There are rollers that are bred just for performance and others that are bred just for show. Show birds are usually a much stockier bird and are not as active in the air as the performers. Bald heads are bred both ways, although performers can be judged in shows in a separate class. Make sure you are talking to breeders that have the type of birds you're looking for. You can be disappointed if you want performers, but buy show birds. Hope this helps.


----------



## dones (Jan 16, 2016)

Bald head is just a color, not a type. So baldheads come in both show and performance stock. Dones


----------



## willygog (Apr 22, 2014)

Ask the guy what they are, show or flying. there is a saying, pick them from the air. so look at them before you buy/get them.


----------



## dones (Jan 16, 2016)

*Baldhead rollers*

You stated the guy is giving you some baldhead rollers. This insinuates he is breeding for color. If you want performance stock get birds that are bred for performance, not color. There are some very famus guys breeding color and performance, this makes it very hard to get excelance in performance. I do not want to get into the argument about breeding for both, as some great roller men have worked at this for a lifetime. But i will say my opinion is you will raise a lot more medioker, and culls, then an equaly talented breeder focusing on performance only. Igot baldheads from Pensome in the 50s and I got baldheads from Plona in the 70s, and these performed great, but they did not breed for baldheads it's a color and you can get a vast amount of colors from our rollers without breeding for them.But in most cases if a person is breeding for baldheads the performance will suffer, and in most cases if you are breeding for performance the baldheads that pop out will not look as nice as the ones the baldhead breeder is breeding.
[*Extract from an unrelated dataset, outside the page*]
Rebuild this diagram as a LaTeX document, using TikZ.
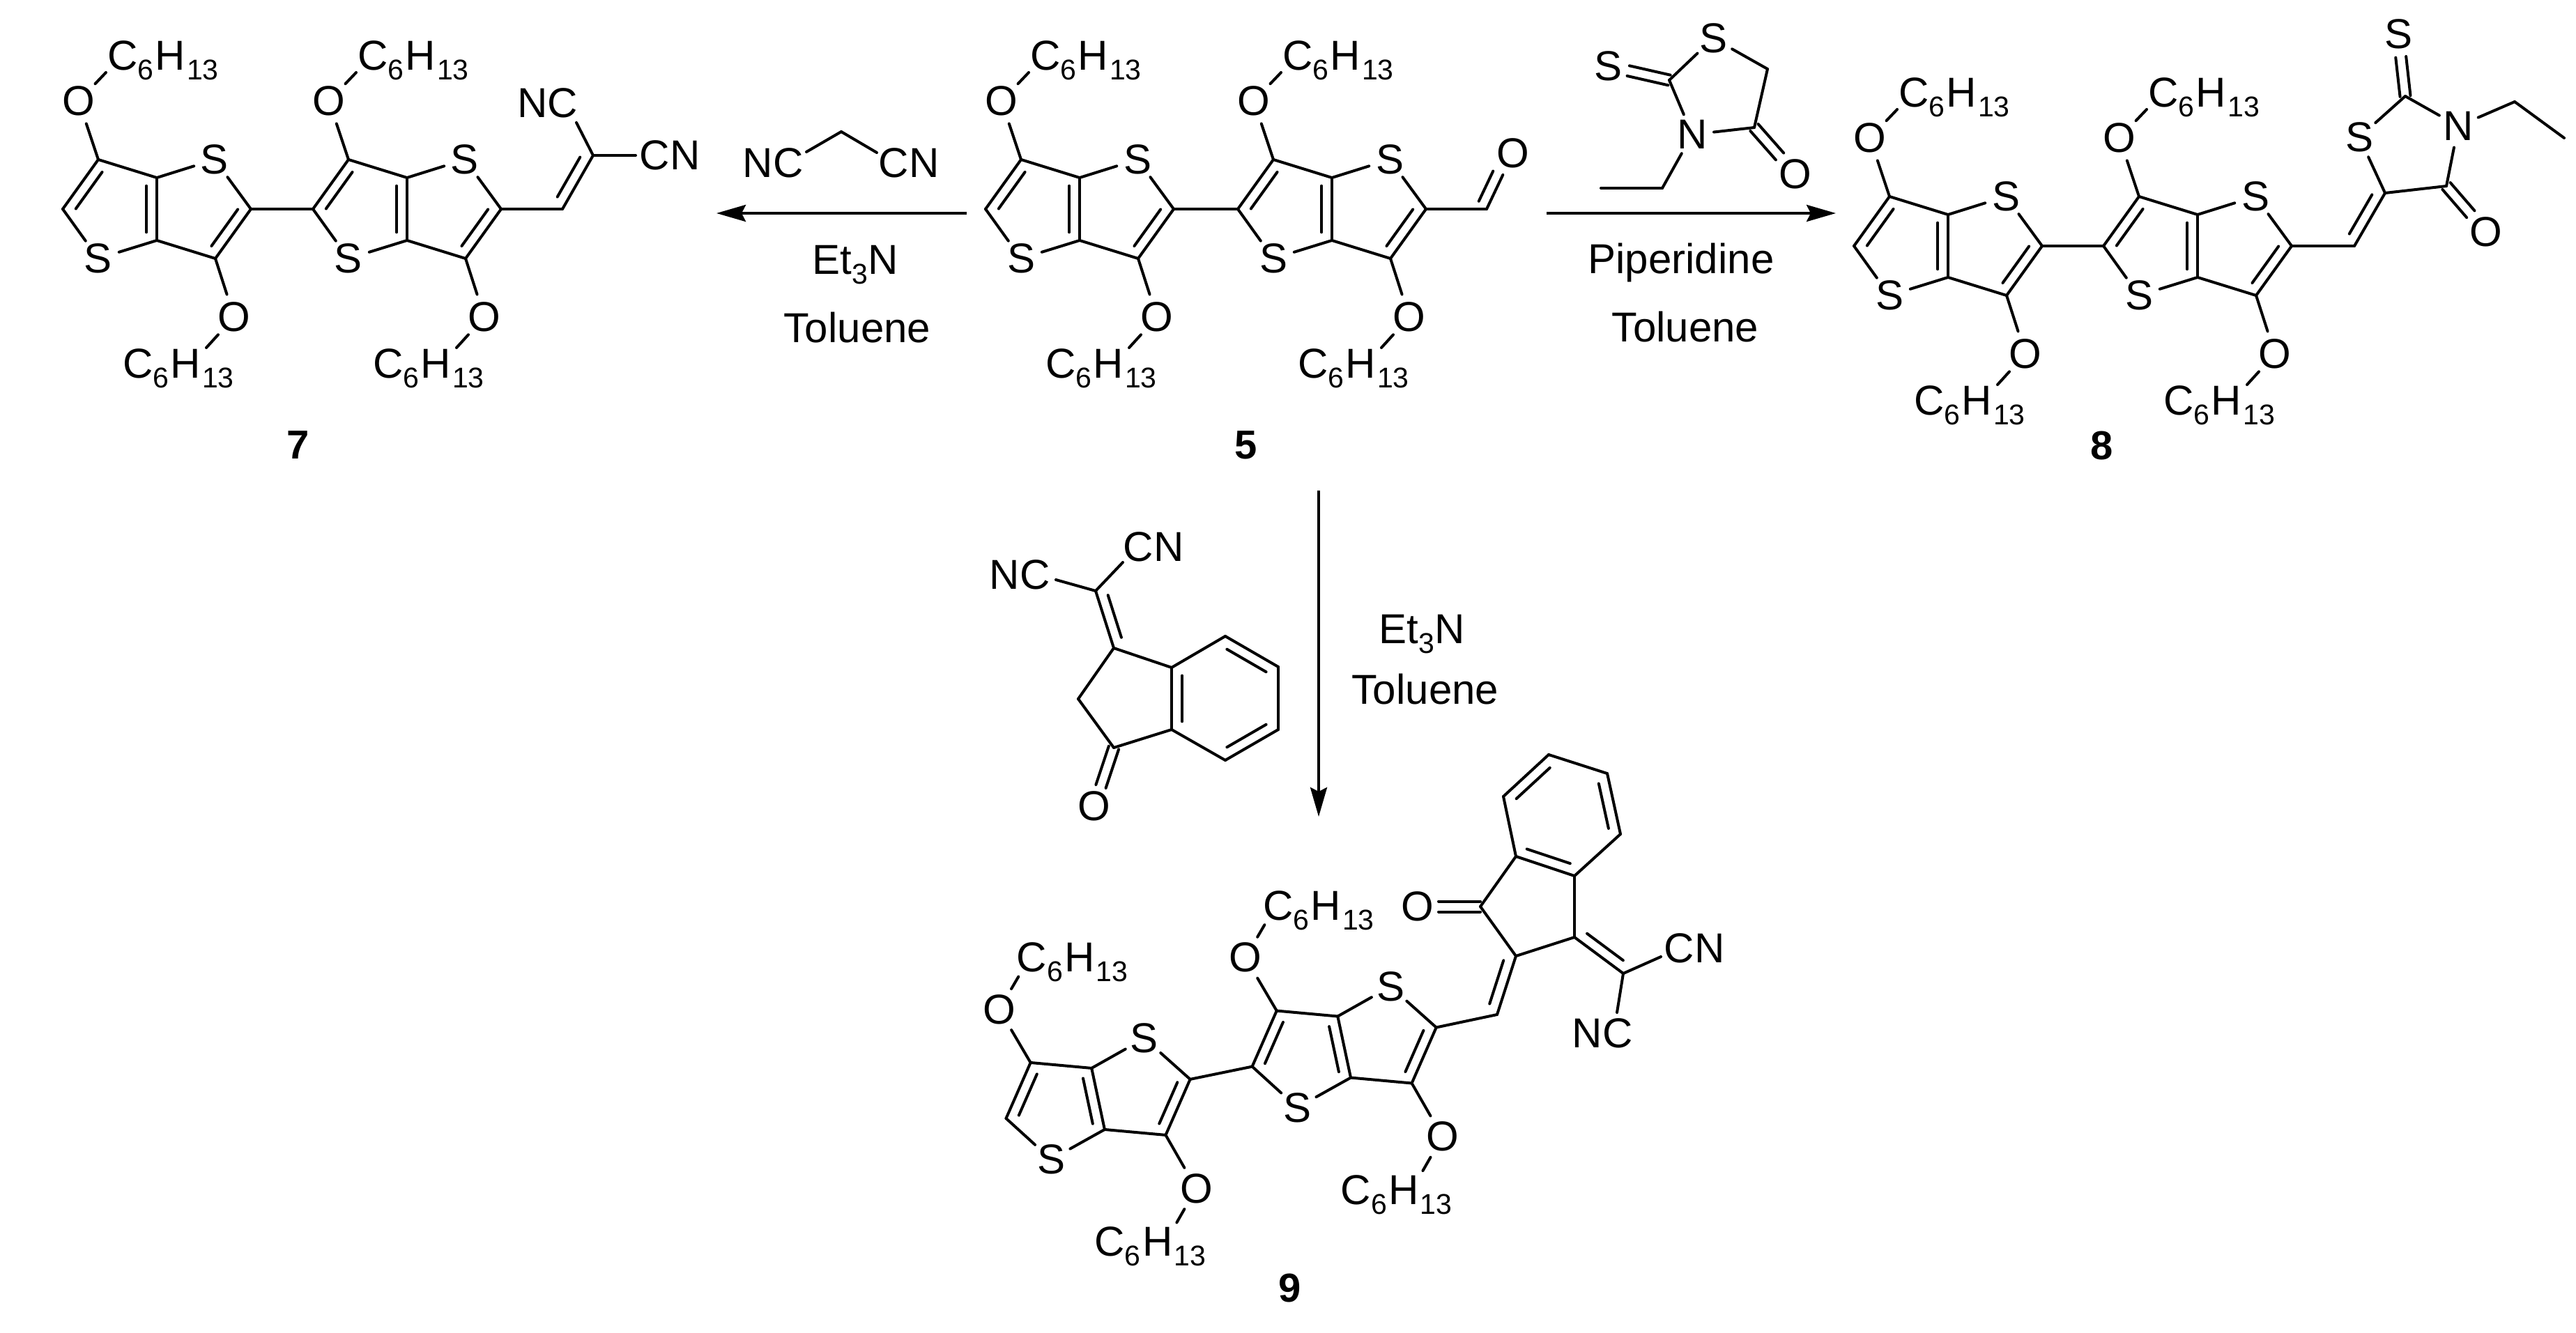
\documentclass[tikz,border=0pt]{standalone}
\usepackage{fontspec}
\setmainfont{Liberation Sans}
\usetikzlibrary{calc,arrows.meta}
\newcommand\lowered[1]{\raisebox{-14pt}{\fontsize{41}{41}\selectfont #1}}
\newcommand\hexyl{C\lowered{6}\kern2.5pt H\kern2pt\lowered{13}}
\tikzset{
  bondline/.style={line width=4pt,line cap=round,line join=round},
  atom/.style={circle,inner sep=0pt,minimum size=62pt,font=\fontsize{60}{60}\selectfont},
  oxy/.style={circle,inner sep=0pt,minimum size=68pt,font=\fontsize{60}{60}\selectfont},
  chem/.style={inner sep=0pt,font=\fontsize{60}{60}\selectfont},
  numlabel/.style={inner sep=0pt,font=\fontsize{58}{58}\selectfont\bfseries},
  rxn/.style={line width=4pt,-{Stealth[length=42pt,width=24pt,inset=6pt]}},
}
\newcommand\bond[2]{\draw[bondline] (#1) -- (#2);}
\newcommand\dblf[4]{\draw[bondline] (#1) -- (#2);
  \draw[bondline] ($(#1)!#3!(#2)!15pt!90:(#2)$) -- ($(#1)!#4!(#2)!15pt!-90:(#1)$);}
\newcommand\dbl[2]{\dblf{#1}{#2}{.13}{.87}}
\newcommand\sdbl[3]{%
  \draw[bondline] ($(#1)!7.5pt!90:(#2)$) -- ($(#2)!#3!(#1)!7.5pt!-90:(#1)$);
  \draw[bondline] ($(#1)!7.5pt!-90:(#2)$) -- ($(#2)!#3!(#1)!7.5pt!90:(#1)$);}
% offsets of the hexyl labels and their bond ends from the oxygens
\newcommand\straightunits{\def\tLx{41}\def\tLy{-45}\def\tEx{39}\def\tEy{-41}%
  \def\bLx{-160}\def\bLy{87}\def\bEx{-40}\def\bEy{44}}
\newcommand\tiltedunits{\def\tLx{25}\def\tLy{-54}\def\tEx{27.5}\def\tEy{-47}%
  \def\bLx{-146}\def\bLy{97}\def\bEx{-28}\def\bEy{49}}
\newcommand\thieno[4]{%
  \begin{scope}[shift={(#2,#3)},rotate=#4]
    \coordinate (#1b) at (0,0);
    \coordinate (#1t) at (51,-71);
    \coordinate (#1d) at (135,-45);
    \coordinate (#1c) at (135,45);
    \coordinate (#1e) at (270,0);
    \coordinate (#1f) at (219,71);
    \node[atom] (#1Sb) at (51,71) {S};
    \node[atom] (#1St) at (218,-71) {S};
    \node[oxy] (#1Ot) at (23,-155) {O};
    \node[oxy] (#1Ob) at (246,155) {O};
  \end{scope}
  \node[chem,anchor=base west] (#1Lt) at ($(#1Ot)+(\tLx,\tLy)$) {\hexyl};
  \node[chem,anchor=base west] (#1Lb) at ($(#1Ob)+(\bLx,\bLy)$) {\hexyl};
  \coordinate (#1Et) at ($(#1Ot)+(\tEx,\tEy)$);
  \coordinate (#1Eb) at ($(#1Ob)+(\bEx,\bEy)$);
  \dbl{#1t}{#1b}
  \dbl{#1c}{#1d}
  \dbl{#1f}{#1e}
  \bond{#1t}{#1d}
  \bond{#1c}{#1f}
  \bond{#1b}{#1Sb}
  \bond{#1Sb}{#1c}
  \bond{#1d}{#1St}
  \bond{#1St}{#1e}
  \bond{#1t}{#1Ot}
  \bond{#1Ot}{#1Et}
  \bond{#1f}{#1Ob}
  \bond{#1Ob}{#1Eb}
}
\begin{document}
\begin{tikzpicture}[x=1pt,y=-1pt]
\path[fill=white,use as bounding box] (0,0) rectangle (3696,1912);
\straightunits
%% compound 7
\thieno{sa}{90}{300}{0}
\thieno{sb}{449}{300}{0}
\bond{sae}{sbb}
\coordinate (sv) at (807,300);
\coordinate (sw) at (851,223);
\node[chem] (sNC) at (786,148) {NC};
\node[chem] (sCN) at (961,223) {CN};
\coordinate (sNCe) at (827,176);
\coordinate (sCNe) at (912,223);
\bond{sbe}{sv}
\dbl{sv}{sw}
\bond{sw}{sNCe}
\bond{sw}{sCNe}
\node[numlabel] (n7) at (428,639) {7};
%% compound 5
\thieno{fa}{1414}{300}{0}
\thieno{fb}{1776}{300}{0}
\bond{fae}{fbb}
\coordinate (fv) at (2133,300);
\node[oxy] (fO) at (2171,220) {O};
\bond{fbe}{fv}
\dblf{fv}{fO}{.06}{.6}
\node[numlabel] (n5) at (1788,639) {5};
%% compound 8
\thieno{ea}{2660}{353}{0}
\thieno{eb}{3018}{353}{0}
\bond{eae}{ebb}
\coordinate (ev) at (3378,353);
\coordinate (ec5) at (3422,277);
\coordinate (ec2) at (3451,138);
\coordinate (ec4) at (3510,267);
\coordinate (eet1) at (3608,146);
\coordinate (eet2) at (3679,198);
\node[atom] (eS) at (3385,197) {S};
\node[atom] (eSx) at (3441,49) {S};
\node[atom] (eN) at (3527,181) {N};
\node[oxy] (eO) at (3567,333) {O};
\bond{ebe}{ev}
\dbl{ev}{ec5}
\bond{ec5}{eS}
\bond{eS}{ec2}
\bond{ec2}{eN}
\bond{eN}{ec4}
\bond{ec4}{ec5}
\sdbl{ec2}{eSx}{33pt}
\sdbl{ec4}{eO}{34pt}
\bond{eN}{eet1}
\bond{eet1}{eet2}
\node[numlabel] (n8) at (3016,640) {8};
%% compound 9
\tiltedunits
\thieno{na}{1443.5}{1605}{12}
\thieno{nb}{1796.6}{1530.6}{12}
\bond{nae}{nbb}
\coordinate (nv) at (2148,1456);
\coordinate (nc2) at (2175,1372);
\coordinate (nc3) at (2259,1345);
\coordinate (n3a) at (2259,1257);
\coordinate (n4) at (2325,1197);
\coordinate (n5) at (2306,1110);
\coordinate (n6) at (2222,1083);
\coordinate (n7a) at (2157,1143);
\coordinate (n7b) at (2175,1229);
\coordinate (nc1) at (2124,1301);
\coordinate (nw) at (2329,1397);
\node[oxy] (nO) at (2034,1301) {O};
\node[chem] (nCN) at (2431,1361) {CN};
\node[chem] (nNC) at (2299,1483) {NC};
\coordinate (nCNe) at (2383,1373);
\coordinate (nNCe) at (2320,1453);
\bond{nbe}{nv}
\dbl{nv}{nc2}
\bond{nc2}{nc3}
\bond{nc3}{n3a}
\bond{n3a}{n4}
\dbl{n4}{n5}
\bond{n5}{n6}
\dbl{n6}{n7a}
\bond{n7a}{n7b}
\dbl{n7b}{n3a}
\bond{n7b}{nc1}
\bond{nc1}{nc2}
\sdbl{nc1}{nO}{30pt}
\dbl{nc3}{nw}
\bond{nw}{nCNe}
\bond{nw}{nNCe}
\node[numlabel] (n9) at (1851,1849) {9};
%% reagent: malononitrile
\node[chem] (mNC) at (1109,234) {NC};
\node[chem] (mCN) at (1304,234) {CN};
\coordinate (mC) at (1207,189);
\coordinate (mNCe) at (1157,218);
\coordinate (mCNe) at (1258,219);
\bond{mNCe}{mC}
\bond{mC}{mCNe}
%% reagent: rhodanine
\coordinate (rc5) at (2536,99);
\coordinate (rc4) at (2517,183);
\coordinate (rc2) at (2395,115);
\coordinate (ret1) at (2385,270);
\coordinate (ret2) at (2297,270);
\node[atom] (rS) at (2458,55) {S};
\node[atom] (rSx) at (2307,95) {S};
\node[atom] (rN) at (2428,193) {N};
\node[oxy] (rO) at (2576,250) {O};
\bond{rS}{rc5}
\bond{rc5}{rc4}
\bond{rc4}{rN}
\bond{rN}{rc2}
\bond{rc2}{rS}
\sdbl{rc2}{rSx}{30pt}
\sdbl{rc4}{rO}{34pt}
\bond{rN}{ret1}
\bond{ret1}{ret2}
%% reagent: indanedione derivative
\coordinate (ic) at (1572,848);
\coordinate (ic1) at (1598,930);
\coordinate (i3a) at (1681,958);
\coordinate (ib1) at (1758,913);
\coordinate (ib2) at (1834,957);
\coordinate (ib3) at (1834,1047);
\coordinate (ib4) at (1758,1091);
\coordinate (i7a) at (1681,1047);
\coordinate (ic3) at (1598,1073);
\coordinate (ic2) at (1547,1003);
\node[chem] (iNC) at (1463,825) {NC};
\node[chem] (iCN) at (1655,785) {CN};
\node[oxy] (iO) at (1570,1157) {O};
\coordinate (iNCe) at (1515,832);
\coordinate (iCNe) at (1611,807);
\bond{ic}{iNCe}
\bond{ic}{iCNe}
\dbl{ic}{ic1}
\bond{ic1}{i3a}
\bond{i3a}{ib1}
\dbl{ib2}{ib1}
\bond{ib2}{ib3}
\dbl{ib4}{ib3}
\bond{ib4}{i7a}
\dbl{i3a}{i7a}
\bond{i7a}{ic3}
\bond{ic3}{ic2}
\bond{ic2}{ic1}
\sdbl{ic3}{iO}{30pt}
%% reaction arrows and conditions
\coordinate (al) at (1387,306);
\coordinate (alt) at (1028,306);
\coordinate (ar) at (2219,306);
\coordinate (art) at (2634,306);
\coordinate (ad) at (1892,704);
\coordinate (adt) at (1892,1172);
\draw[rxn] (al) -- (alt);
\draw[rxn] (ar) -- (art);
\draw[rxn] (ad) -- (adt);
\node[chem,anchor=base] (c1) at (1227,393) {Et\lowered{3}N};
\node[chem,anchor=base] (c2) at (1230,491) {Toluene};
\node[chem,anchor=base] (c3) at (2412,392) {Piperidine};
\node[chem,anchor=base] (c4) at (2418,490) {Toluene};
\node[chem,anchor=base] (c5) at (2040,923) {Et\lowered{3}N};
\node[chem,anchor=base] (c6) at (2045,1010) {Toluene};
\end{tikzpicture}
\end{document}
And anyone that says he is sending you baldheads sounds like he is breeding for that. But Turner and others have proven you can work on both. I'm not as good as they are so I breed for performance only. Although after breeding rollers since the 50s I decieded on having some fun with almonds and try my hand at this. but they will only be a pet project and not change my main line performance stock. As you were advised there is no better way then picking them out of the air, from a person who breds performance stock, as even the show rollers will produce the occasional performer, but he doesnt have that running through his bloodline, thus the chances of him reproducing it is slim. keep them spinning and may God Bless


----------